Concepts, methodology and data quality

Warning View the most recent version.

Archived Content

Information identified as archived is provided for reference, research or recordkeeping purposes. It is not subject to the Government of Canada Web Standards and has not been altered or updated since it was archived. Please "contact us" to request a format other than those available.

This survey measures, on a monthly basis, the quantities of lumber that are produced and shipped by Canadian manufacturers. The target population for this survey includes all sawmills in Canada classified to the North American Industry Classification System (NAICS), 321111.

General Methodology

This is a sample survey with a cross-sectional design.

The frame used for sampling purposes is the Statistics Canada Business Register. The statistical unit is the establishment.The survey population includes all sawmills establishments above certain thresholds that vary by province and by reference year.

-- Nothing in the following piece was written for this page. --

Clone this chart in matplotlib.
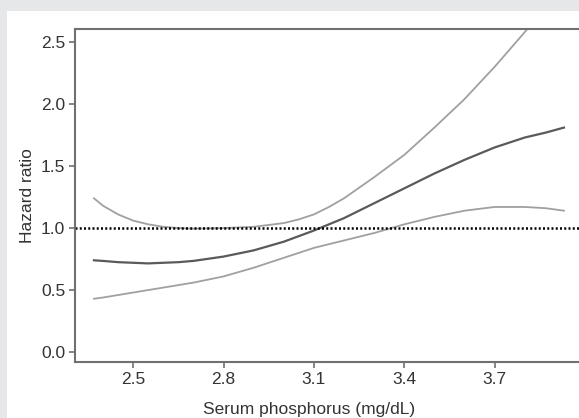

Data are collected each month from survey respondents using a mail-out / mail-back process as well as electronic questionnaire. Data capture and preliminary editing are performed simultaneously to ensure validity of the data. Businesses from whom no response has been received or whose data may contain errors are followed-up by telephone, email or fax. To estimate the contribution of units below sampling thresholds, the system derives ratios from Goods and Services Tax (GST) files using a statistical model. The model accounts for the difference between units above the threshold and those below the threshold as well as the time lag between the reference period of the survey and the reference period of the GST file.

Missing data for the current month are imputed automatically using a number of statistical techniques that use survey data collected during the current cycle as well as auxiliary information sources. These auxiliary sources include survey data from a previous cycle (historical), donor questionnaires and administrative data. Opening stocks are set equal to the value of the closing stocks from the previous month. Closing stocks are calculated by adding production to opening stocks and then subtracting shipments and waste values. The option exists for the subject matter analyst to manually override these imputations with better estimates based on pertinent knowledge about the industry or the business.

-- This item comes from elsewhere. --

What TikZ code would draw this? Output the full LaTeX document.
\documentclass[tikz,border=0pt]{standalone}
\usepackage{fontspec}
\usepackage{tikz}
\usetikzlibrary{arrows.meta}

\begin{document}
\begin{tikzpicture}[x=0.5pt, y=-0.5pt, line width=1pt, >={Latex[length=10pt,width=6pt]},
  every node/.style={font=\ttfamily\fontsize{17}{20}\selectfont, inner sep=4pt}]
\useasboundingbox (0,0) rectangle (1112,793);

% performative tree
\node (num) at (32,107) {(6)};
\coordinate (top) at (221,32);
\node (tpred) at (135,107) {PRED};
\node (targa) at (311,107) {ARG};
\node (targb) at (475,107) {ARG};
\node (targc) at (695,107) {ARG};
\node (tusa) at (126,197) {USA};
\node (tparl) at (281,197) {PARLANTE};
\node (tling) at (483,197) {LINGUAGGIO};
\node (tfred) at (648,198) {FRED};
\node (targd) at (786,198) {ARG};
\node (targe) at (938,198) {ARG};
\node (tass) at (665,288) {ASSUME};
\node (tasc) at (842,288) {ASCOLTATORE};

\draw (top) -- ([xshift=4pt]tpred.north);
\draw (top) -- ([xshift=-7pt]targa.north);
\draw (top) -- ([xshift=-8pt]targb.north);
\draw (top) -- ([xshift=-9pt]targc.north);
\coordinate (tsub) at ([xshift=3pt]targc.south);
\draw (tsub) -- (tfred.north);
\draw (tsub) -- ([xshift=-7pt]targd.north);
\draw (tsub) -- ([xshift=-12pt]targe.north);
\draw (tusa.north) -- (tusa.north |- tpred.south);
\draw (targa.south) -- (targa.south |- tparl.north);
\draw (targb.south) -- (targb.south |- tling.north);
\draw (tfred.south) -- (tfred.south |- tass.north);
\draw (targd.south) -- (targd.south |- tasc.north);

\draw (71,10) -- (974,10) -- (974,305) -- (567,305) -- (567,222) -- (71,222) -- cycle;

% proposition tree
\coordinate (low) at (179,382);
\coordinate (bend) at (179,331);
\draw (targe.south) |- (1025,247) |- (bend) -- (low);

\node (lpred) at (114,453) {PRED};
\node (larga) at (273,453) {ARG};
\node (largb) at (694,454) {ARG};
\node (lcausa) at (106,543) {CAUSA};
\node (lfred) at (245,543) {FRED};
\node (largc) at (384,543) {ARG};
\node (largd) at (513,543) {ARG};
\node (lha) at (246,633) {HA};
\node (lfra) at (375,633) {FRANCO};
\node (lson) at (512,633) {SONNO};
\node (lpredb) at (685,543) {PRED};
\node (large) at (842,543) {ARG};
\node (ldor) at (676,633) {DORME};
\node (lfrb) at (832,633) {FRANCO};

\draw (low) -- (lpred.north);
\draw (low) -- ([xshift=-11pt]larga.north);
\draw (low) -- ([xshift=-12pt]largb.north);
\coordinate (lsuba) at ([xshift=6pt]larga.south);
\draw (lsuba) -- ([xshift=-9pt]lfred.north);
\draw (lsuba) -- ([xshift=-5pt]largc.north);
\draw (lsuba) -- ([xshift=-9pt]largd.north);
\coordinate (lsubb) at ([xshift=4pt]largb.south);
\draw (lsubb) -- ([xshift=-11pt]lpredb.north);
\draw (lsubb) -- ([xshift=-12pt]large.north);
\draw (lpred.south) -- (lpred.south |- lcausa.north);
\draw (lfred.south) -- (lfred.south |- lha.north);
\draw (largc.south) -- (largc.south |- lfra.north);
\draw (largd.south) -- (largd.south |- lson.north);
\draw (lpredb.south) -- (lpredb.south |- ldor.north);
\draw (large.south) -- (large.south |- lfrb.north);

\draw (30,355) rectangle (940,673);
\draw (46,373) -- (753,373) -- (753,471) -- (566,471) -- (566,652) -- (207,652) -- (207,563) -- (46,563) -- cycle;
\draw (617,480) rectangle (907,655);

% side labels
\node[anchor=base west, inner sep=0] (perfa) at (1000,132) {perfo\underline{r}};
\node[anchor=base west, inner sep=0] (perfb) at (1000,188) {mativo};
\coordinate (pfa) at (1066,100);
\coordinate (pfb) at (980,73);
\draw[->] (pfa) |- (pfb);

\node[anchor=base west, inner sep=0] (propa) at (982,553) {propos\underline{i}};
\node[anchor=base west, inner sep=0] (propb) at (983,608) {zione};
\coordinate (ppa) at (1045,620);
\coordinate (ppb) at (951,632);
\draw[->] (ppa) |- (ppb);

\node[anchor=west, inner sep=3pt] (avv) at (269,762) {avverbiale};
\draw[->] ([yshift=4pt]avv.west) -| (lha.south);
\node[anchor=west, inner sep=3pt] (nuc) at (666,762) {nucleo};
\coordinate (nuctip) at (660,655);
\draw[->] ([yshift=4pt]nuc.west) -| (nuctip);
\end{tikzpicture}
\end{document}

As part of the estimation process, survey data are weighted and combined with administrative data to produce final industry estimates.

Various confidentiality rules are applied to all data that are released or published to prevent the publication or disclosure of any information deemed confidential. If necessary, data are suppressed to prevent direct or residual disclosure of identifiable data.

Direct disclosure may occur when the value in a tabulation cell is composed of a few respondents or when the cell is dominated by a few companies. Residual disclosure may occur when confidential information can be derived indirectly by piecing together information from different sources or data series.

Under normal circumstance, data are collected, captured, edited, tabulated and published within 6-8 weeks after the end of the reference month.

Revisions

Monthly, preliminary estimates are provided for the reference month and revised estimates, based on late responses, are provided for the previous month.

Once every year (normally in July), the monthly Sawmills series are revised. These revisions incorporate any data that may have been received after the close of the collection cycle during the previous reference year.

The revised estimates are published in CANSIM.

Data accuracy

While considerable efforts have been taken to ensure high standards throughout all stages of collection and processing, the resulting estimates are inevitably subject to a certain degree of non-sampling error. These errors are not related to sampling and may occur for various reasons including non-response, inaccurate reporting and processing. Errors relating to non-response can be measured. All attempts are made to control inaccurate reporting and processing errors.

Non-response error

Some respondents may be unable to provide data for numerous reasons (i.e. fire, theft, strike, economic hardship, etc.), while others may be late in responding. To minimize non-response, delinquent respondents are followed up rigorously by phone, e-mail or fax. Data for non-responding units are imputed using industry trend and other related information. Data are revised based on the revision policy for questionnaires that are received after the end of the monthly collection cycles.

Non-response error is calculated using the number of non-responses divided by the number of total expected responses for the units in the sample.

Inaccurate response

Inaccuracy may result from poor questionnaire design or an inability on the part of respondents to provide the requested information or from misinterpretation of the survey questions. To reduce such errors the format and wording in the questionnaire are reviewed from time to time and modified based on feedback from survey respondents and data users. Respondents are also reminded of the importance of their contribution and of the accuracy of reported information.

Processing errors

These errors may occur at various stages in the processing of survey data such as data entry, verification, editing and tabulation. Data are examined for such errors using automated edits along with an analytical review by subject matter experts. Several checks are performed on the collected data to verify internal consistency and comparability over time.